▶ **EXERCISE DIRECTIONS**
The lines to be extracted run from the start of the listing through the line containing "AXIS_TXT = '#b2b5be'"; copy them exactly and nothing else.

▶ **RECORDED DATA**
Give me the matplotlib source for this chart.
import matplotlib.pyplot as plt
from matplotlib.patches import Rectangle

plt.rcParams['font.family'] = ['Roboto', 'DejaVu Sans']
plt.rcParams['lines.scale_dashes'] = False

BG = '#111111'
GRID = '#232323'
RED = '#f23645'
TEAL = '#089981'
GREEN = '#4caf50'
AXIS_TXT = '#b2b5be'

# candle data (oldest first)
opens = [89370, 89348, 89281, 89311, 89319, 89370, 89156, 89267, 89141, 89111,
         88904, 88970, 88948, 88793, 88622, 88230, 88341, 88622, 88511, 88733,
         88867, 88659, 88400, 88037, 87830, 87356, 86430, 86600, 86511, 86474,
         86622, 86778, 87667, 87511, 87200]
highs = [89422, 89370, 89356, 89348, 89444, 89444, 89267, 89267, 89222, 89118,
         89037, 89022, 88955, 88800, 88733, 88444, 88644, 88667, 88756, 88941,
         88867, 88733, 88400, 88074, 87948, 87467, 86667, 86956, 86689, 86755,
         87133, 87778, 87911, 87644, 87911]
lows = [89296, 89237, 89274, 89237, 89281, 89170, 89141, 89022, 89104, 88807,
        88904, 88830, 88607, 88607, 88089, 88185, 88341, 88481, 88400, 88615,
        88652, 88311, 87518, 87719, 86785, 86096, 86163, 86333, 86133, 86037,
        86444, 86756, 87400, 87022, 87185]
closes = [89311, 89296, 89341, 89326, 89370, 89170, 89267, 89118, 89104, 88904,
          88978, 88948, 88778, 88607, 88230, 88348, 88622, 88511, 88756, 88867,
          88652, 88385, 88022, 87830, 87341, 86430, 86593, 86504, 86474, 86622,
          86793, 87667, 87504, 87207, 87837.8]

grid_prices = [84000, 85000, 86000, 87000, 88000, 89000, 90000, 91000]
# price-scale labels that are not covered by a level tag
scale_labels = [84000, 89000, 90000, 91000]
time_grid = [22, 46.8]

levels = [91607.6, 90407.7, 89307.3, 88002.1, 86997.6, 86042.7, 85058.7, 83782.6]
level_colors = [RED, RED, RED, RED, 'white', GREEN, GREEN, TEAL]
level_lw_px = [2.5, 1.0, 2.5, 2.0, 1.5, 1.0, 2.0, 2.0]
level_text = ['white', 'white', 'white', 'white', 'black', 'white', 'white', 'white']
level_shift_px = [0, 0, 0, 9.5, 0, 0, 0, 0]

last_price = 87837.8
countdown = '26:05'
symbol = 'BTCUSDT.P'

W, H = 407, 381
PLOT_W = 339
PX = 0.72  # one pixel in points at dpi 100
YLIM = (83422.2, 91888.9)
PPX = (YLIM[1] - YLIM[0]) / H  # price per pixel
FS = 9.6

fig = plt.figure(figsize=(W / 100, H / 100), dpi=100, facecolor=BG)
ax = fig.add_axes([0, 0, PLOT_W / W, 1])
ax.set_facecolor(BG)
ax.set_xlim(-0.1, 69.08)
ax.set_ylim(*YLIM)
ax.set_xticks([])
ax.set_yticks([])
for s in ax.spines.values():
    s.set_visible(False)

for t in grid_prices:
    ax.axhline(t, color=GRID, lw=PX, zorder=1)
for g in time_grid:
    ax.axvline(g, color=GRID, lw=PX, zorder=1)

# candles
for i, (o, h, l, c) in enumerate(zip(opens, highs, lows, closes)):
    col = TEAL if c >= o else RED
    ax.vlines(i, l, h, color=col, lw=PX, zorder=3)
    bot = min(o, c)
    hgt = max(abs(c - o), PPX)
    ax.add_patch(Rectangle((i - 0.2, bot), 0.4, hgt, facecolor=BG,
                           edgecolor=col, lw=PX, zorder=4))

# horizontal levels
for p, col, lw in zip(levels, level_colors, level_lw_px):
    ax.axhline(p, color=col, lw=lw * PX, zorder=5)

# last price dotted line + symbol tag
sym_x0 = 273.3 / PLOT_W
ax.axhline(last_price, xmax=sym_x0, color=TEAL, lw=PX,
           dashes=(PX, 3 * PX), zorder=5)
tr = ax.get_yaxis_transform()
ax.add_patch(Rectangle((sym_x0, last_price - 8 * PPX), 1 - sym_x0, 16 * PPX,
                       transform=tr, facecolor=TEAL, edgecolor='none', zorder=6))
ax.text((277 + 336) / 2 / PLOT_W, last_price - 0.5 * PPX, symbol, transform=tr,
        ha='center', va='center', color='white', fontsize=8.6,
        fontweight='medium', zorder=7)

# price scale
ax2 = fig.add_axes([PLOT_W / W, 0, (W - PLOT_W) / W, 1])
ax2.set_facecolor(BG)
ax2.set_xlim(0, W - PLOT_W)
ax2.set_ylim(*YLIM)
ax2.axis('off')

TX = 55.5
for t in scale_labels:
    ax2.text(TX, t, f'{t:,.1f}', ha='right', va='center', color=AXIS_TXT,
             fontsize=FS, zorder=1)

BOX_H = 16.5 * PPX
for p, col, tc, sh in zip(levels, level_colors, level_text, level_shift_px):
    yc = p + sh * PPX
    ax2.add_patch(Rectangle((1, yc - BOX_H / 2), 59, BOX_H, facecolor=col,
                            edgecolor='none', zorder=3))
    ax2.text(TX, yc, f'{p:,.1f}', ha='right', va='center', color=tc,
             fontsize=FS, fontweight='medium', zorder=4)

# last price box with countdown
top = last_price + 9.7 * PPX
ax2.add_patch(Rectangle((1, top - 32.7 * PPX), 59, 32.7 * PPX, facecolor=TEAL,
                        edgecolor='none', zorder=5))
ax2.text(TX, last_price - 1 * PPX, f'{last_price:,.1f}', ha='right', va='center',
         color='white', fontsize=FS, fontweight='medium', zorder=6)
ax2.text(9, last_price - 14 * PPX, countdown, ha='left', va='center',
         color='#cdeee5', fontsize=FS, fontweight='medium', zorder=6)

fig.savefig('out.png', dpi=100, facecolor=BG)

▶ **SOLUTION FOR THIS TASK**
Give me the matplotlib source for this chart.
import matplotlib.pyplot as plt
from matplotlib.patches import Rectangle

plt.rcParams['font.family'] = ['Roboto', 'DejaVu Sans']
plt.rcParams['lines.scale_dashes'] = False

BG = '#111111'
GRID = '#232323'
RED = '#f23645'
TEAL = '#089981'
GREEN = '#4caf50'
AXIS_TXT = '#b2b5be'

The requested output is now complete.